WHAT IS EXPECTED: Emit a verbatim copy of the lines below from the line with "Give me the" through the line with "const negate = arr => arr.map(v => -v);", excluding pictures and everything outside that range.

PROVIDED INFORMATION:
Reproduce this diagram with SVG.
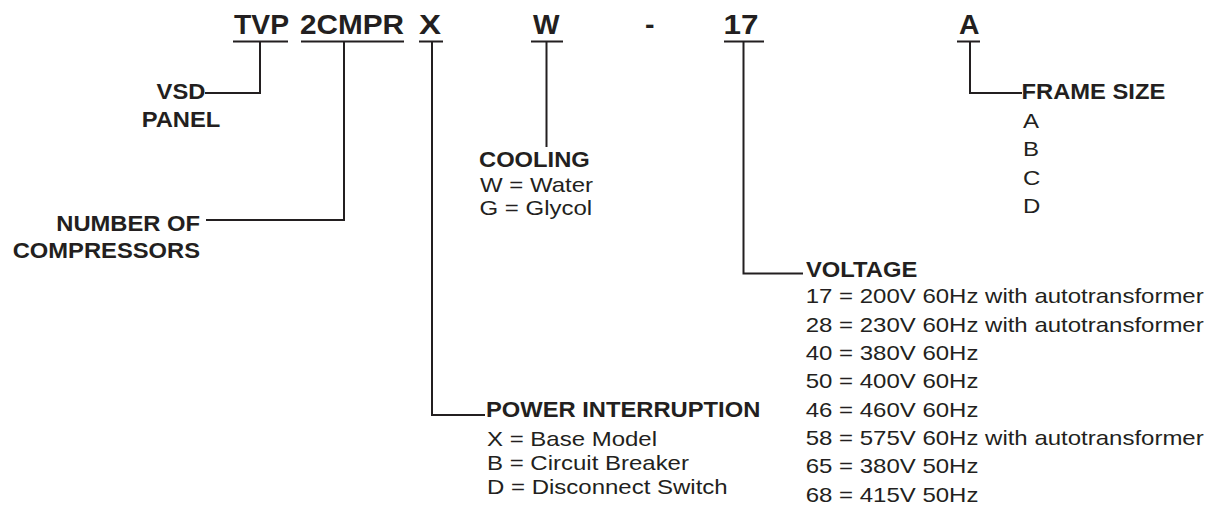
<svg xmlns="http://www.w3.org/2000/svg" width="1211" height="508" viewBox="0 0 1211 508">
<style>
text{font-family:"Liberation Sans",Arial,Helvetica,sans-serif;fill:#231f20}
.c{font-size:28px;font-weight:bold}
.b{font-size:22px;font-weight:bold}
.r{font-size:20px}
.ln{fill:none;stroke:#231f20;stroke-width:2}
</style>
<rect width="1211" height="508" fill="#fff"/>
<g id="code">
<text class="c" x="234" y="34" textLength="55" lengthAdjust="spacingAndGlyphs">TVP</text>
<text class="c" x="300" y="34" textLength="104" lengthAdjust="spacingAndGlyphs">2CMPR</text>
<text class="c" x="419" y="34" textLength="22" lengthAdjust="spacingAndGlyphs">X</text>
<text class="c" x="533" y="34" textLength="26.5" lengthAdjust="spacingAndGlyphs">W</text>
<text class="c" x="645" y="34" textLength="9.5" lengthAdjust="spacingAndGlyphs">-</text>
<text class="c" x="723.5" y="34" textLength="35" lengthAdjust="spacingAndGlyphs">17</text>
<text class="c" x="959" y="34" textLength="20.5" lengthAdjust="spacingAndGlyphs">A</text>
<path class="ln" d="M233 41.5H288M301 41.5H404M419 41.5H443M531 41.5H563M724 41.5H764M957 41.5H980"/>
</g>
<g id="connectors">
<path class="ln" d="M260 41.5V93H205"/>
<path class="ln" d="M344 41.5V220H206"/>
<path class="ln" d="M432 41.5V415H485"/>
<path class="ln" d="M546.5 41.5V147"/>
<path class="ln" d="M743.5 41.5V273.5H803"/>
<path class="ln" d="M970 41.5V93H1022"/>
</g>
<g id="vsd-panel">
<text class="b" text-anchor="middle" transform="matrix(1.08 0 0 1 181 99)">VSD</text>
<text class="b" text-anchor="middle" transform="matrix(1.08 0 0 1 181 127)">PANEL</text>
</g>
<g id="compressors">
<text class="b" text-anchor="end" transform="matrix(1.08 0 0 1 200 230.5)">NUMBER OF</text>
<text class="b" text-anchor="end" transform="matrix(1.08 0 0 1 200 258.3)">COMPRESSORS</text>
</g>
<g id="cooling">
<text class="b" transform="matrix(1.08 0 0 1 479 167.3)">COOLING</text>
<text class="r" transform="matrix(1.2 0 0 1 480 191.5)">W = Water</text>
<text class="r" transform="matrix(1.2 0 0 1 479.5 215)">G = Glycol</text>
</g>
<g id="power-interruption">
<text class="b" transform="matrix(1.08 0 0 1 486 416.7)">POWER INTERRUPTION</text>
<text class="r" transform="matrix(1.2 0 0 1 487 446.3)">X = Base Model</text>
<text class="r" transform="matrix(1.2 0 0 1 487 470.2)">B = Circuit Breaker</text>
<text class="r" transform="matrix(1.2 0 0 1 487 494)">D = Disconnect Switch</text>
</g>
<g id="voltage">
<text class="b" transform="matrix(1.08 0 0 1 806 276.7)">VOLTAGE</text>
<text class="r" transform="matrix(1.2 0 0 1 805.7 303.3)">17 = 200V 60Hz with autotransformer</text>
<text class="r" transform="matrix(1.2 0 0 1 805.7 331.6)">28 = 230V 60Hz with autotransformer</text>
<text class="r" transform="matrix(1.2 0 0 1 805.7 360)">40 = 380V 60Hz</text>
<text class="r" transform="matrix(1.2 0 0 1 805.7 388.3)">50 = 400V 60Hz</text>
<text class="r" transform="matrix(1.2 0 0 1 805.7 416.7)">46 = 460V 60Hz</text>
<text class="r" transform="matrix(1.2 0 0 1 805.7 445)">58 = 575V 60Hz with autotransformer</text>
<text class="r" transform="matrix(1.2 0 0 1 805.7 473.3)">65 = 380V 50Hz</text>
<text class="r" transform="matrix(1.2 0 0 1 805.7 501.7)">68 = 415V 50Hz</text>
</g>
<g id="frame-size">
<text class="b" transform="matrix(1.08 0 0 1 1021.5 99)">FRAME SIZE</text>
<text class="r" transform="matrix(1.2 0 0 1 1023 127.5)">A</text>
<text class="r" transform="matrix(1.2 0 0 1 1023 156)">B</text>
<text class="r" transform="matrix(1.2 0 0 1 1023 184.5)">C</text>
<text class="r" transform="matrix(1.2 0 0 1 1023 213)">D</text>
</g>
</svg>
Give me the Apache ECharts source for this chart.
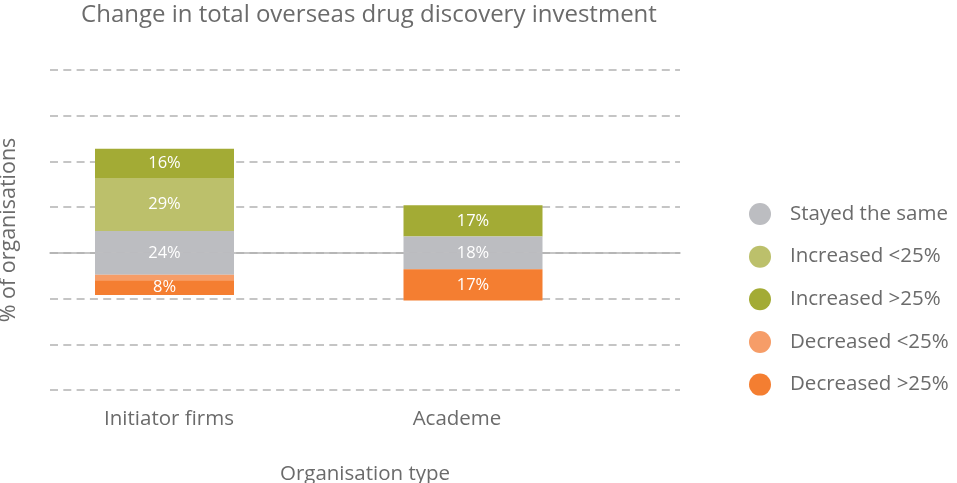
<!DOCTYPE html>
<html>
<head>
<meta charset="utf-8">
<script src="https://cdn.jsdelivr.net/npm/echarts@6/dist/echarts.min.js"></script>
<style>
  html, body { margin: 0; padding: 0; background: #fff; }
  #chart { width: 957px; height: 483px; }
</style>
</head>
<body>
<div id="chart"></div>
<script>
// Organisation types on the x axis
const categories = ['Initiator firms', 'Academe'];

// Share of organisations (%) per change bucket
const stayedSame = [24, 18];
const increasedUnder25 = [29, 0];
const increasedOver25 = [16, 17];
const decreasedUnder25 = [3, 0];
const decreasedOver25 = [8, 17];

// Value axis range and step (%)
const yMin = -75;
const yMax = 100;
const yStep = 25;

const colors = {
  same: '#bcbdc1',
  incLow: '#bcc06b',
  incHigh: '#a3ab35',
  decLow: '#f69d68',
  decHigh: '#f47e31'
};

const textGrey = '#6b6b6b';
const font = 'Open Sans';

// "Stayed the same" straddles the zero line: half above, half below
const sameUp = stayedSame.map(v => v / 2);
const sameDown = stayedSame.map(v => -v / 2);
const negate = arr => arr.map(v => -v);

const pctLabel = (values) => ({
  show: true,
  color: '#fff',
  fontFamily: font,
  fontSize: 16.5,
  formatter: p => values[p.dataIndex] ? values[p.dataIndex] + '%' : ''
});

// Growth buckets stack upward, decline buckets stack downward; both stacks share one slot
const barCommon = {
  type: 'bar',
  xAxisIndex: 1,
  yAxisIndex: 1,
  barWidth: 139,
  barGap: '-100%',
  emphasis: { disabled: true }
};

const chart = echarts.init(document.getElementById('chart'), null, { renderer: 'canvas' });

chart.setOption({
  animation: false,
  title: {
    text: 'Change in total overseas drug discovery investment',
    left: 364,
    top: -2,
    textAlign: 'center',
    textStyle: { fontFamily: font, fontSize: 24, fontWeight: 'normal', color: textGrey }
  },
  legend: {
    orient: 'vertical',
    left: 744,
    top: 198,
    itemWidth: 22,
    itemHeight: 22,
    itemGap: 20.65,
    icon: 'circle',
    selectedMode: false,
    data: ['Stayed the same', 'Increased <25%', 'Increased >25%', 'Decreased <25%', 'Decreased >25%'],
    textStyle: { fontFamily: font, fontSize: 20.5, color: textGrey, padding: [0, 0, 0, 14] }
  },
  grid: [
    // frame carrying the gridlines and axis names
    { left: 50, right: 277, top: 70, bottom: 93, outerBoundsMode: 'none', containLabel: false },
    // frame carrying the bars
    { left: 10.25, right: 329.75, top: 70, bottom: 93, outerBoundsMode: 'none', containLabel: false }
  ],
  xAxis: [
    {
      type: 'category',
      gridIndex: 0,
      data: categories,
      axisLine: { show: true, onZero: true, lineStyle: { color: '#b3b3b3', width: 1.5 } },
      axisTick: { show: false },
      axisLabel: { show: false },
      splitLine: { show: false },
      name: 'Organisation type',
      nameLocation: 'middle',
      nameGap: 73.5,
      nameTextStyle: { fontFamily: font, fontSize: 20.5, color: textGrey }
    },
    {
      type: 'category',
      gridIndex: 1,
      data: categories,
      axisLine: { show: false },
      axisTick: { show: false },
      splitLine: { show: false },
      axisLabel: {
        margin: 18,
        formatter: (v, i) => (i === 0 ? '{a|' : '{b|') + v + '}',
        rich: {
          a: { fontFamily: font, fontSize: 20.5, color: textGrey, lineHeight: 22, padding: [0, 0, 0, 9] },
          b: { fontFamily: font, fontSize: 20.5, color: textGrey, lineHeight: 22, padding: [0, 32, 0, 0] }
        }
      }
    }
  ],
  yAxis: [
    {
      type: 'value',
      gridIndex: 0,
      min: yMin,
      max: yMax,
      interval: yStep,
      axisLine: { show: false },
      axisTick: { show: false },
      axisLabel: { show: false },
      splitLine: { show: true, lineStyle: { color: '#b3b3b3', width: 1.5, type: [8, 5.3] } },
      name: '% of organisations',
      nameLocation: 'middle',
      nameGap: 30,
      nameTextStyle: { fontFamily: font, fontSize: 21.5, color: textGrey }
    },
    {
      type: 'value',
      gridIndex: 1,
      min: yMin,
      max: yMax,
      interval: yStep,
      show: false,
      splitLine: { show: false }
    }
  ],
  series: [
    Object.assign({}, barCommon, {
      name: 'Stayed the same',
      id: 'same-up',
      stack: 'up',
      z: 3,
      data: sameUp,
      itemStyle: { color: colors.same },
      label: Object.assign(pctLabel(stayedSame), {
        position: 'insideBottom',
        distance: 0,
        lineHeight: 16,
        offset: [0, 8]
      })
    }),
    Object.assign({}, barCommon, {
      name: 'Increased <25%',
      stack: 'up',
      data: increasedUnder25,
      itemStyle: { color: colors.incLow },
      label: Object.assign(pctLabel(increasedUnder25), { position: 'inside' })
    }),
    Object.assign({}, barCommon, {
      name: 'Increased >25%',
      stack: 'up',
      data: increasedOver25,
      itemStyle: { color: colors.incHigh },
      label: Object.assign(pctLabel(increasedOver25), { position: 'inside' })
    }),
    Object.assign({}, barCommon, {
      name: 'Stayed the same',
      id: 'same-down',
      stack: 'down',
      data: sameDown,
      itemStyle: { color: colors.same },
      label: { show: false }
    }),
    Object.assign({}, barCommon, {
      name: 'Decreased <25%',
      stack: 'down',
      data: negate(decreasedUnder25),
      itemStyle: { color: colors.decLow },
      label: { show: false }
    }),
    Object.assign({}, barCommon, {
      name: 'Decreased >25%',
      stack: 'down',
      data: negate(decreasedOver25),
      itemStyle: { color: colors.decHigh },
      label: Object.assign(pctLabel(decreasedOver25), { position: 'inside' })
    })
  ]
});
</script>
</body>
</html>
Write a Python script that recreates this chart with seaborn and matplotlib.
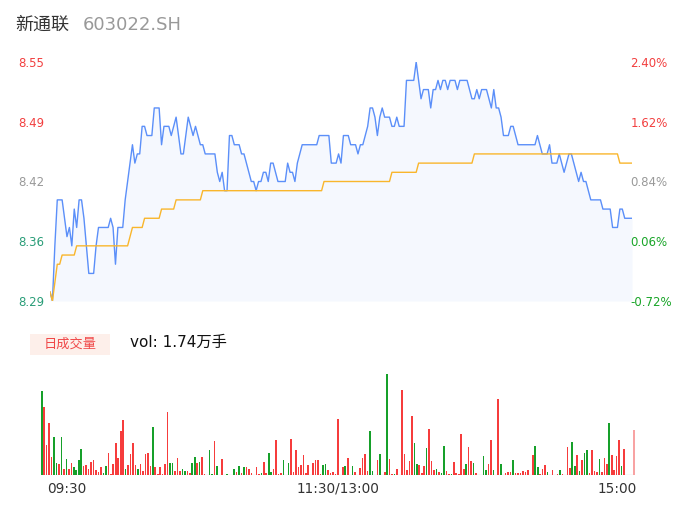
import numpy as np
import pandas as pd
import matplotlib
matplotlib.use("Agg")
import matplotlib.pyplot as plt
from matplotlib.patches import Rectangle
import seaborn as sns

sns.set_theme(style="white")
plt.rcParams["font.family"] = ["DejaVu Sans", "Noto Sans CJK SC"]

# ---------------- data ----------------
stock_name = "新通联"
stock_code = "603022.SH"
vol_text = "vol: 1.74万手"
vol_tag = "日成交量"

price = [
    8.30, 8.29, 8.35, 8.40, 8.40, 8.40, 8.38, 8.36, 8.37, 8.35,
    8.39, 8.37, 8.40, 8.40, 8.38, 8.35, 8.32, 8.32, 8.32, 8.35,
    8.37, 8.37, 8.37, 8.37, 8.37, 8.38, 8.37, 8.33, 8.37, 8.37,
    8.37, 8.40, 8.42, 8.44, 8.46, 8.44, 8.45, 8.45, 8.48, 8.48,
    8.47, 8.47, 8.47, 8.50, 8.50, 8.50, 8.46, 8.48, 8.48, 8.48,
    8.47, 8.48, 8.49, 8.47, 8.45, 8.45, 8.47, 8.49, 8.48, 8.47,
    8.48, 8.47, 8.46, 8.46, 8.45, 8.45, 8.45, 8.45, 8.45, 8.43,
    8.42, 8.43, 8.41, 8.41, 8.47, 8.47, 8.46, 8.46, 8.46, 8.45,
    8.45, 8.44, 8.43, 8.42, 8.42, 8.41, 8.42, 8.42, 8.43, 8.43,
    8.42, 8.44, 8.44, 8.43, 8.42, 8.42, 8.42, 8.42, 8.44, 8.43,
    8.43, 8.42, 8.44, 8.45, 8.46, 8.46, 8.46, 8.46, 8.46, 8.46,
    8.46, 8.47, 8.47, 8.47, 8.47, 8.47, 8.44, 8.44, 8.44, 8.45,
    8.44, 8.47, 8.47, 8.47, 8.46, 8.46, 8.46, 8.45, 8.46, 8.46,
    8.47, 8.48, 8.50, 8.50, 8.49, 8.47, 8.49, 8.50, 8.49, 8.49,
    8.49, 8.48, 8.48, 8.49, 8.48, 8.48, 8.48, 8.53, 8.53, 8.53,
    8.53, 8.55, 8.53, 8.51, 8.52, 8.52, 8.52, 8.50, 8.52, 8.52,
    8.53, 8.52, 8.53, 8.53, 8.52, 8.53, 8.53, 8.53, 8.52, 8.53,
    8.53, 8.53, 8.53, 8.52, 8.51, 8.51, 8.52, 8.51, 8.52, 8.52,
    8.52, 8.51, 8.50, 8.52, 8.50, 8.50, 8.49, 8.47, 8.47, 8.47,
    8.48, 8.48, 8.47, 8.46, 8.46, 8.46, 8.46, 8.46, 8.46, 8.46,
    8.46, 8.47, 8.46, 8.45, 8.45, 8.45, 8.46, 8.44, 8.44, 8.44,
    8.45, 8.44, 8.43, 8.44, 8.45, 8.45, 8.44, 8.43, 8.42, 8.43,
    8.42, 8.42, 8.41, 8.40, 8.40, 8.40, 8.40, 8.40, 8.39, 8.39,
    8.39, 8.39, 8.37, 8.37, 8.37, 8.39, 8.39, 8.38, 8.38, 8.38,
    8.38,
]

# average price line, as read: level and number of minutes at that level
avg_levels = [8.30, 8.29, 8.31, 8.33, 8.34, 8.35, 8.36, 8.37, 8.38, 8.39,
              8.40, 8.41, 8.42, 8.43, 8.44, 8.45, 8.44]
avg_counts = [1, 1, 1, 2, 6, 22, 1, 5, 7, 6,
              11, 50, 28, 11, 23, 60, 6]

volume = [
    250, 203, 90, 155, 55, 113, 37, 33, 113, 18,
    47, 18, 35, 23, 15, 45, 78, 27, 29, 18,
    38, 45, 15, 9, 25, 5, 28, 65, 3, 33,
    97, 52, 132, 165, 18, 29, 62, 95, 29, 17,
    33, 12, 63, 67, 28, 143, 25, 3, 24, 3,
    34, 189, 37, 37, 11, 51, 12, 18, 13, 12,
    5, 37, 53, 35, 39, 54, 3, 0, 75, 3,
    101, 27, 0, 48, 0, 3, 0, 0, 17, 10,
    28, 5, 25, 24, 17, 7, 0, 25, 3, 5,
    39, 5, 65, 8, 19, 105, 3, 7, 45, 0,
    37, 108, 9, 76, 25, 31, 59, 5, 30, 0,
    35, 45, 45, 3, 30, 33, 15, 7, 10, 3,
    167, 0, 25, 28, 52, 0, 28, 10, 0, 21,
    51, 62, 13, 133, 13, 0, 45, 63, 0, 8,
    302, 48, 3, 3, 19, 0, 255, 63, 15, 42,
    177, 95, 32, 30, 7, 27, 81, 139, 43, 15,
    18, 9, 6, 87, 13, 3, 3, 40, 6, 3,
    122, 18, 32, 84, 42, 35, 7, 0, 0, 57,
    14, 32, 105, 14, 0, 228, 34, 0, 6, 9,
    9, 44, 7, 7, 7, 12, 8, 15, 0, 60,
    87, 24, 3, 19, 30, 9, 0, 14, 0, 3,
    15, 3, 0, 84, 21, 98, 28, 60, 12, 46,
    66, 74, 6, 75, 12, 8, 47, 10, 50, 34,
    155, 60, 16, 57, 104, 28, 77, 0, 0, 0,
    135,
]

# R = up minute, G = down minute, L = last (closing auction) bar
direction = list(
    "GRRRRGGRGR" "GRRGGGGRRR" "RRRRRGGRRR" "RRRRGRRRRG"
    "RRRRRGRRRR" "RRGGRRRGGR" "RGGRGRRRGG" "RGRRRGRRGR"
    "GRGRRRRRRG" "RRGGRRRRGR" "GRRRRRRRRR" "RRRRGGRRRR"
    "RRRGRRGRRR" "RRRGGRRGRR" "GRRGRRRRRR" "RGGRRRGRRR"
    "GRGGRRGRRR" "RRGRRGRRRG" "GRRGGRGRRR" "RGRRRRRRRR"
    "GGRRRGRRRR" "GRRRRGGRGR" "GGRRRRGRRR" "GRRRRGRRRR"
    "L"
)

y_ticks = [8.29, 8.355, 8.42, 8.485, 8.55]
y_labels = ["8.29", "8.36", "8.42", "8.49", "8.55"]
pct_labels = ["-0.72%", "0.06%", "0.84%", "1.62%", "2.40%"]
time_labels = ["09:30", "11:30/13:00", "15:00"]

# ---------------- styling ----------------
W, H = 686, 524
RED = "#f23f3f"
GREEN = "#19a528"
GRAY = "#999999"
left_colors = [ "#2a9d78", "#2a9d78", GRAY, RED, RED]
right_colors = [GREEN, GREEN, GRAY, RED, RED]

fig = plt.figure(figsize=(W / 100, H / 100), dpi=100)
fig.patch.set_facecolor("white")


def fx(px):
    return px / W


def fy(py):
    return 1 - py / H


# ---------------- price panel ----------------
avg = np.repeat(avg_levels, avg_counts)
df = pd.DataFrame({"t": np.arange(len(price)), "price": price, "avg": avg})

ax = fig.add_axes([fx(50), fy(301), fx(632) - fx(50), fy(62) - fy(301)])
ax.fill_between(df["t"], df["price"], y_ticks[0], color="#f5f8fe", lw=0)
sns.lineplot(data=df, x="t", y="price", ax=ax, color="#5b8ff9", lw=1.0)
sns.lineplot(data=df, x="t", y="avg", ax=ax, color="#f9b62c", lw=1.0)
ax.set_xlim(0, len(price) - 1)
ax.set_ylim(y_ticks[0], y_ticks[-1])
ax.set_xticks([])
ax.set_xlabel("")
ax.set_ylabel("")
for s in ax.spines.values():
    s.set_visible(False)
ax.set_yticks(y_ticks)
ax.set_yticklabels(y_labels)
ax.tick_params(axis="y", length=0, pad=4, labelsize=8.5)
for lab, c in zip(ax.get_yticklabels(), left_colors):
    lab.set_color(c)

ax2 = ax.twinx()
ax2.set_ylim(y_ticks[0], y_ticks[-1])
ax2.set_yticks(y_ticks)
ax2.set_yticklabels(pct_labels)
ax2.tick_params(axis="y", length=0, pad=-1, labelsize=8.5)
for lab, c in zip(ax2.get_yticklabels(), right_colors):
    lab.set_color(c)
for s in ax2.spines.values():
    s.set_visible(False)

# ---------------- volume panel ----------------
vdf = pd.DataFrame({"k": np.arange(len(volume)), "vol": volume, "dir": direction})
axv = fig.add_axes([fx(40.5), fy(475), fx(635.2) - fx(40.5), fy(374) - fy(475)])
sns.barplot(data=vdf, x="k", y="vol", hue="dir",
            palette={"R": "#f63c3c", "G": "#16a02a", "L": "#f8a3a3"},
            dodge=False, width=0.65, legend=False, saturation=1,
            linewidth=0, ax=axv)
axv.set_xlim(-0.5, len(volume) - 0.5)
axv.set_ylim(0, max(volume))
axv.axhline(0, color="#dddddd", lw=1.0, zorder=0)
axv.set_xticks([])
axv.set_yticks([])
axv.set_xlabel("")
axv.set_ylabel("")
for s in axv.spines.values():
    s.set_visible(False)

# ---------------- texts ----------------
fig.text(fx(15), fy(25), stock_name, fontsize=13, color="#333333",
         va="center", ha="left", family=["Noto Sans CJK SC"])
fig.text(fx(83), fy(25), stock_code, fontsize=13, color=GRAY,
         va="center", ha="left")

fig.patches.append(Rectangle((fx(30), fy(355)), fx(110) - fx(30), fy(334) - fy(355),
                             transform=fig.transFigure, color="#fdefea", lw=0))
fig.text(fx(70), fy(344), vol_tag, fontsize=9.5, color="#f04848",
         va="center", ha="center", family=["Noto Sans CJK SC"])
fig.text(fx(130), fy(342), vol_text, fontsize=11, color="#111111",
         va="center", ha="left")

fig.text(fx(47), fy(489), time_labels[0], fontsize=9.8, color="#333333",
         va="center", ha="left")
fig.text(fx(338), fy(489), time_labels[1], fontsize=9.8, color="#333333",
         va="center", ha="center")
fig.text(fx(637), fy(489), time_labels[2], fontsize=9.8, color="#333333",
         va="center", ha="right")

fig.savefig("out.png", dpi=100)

SOLUTION TO THIS TASK:
Give me the Apache ECharts source for this chart.
<!DOCTYPE html>
<html>
<head>
<meta charset="utf-8">
<script src="https://cdn.jsdelivr.net/npm/echarts@6/dist/echarts.min.js"></script>
<style>
  html, body { margin: 0; padding: 0; background: #fff; }
  #chart { width: 957px; height: 483px; }
</style>
</head>
<body>
<div id="chart"></div>
<script>
// Organisation types on the x axis
const categories = ['Initiator firms', 'Academe'];

// Share of organisations (%) per change bucket
const stayedSame = [24, 18];
const increasedUnder25 = [29, 0];
const increasedOver25 = [16, 17];
const decreasedUnder25 = [3, 0];
const decreasedOver25 = [8, 17];

// Value axis range and step (%)
const yMin = -75;
const yMax = 100;
const yStep = 25;

const colors = {
  same: '#bcbdc1',
  incLow: '#bcc06b',
  incHigh: '#a3ab35',
  decLow: '#f69d68',
  decHigh: '#f47e31'
};

const textGrey = '#6b6b6b';
const font = 'Open Sans';

// "Stayed the same" straddles the zero line: half above, half below
const sameUp = stayedSame.map(v => v / 2);
const sameDown = stayedSame.map(v => -v / 2);
const negate = arr => arr.map(v => -v);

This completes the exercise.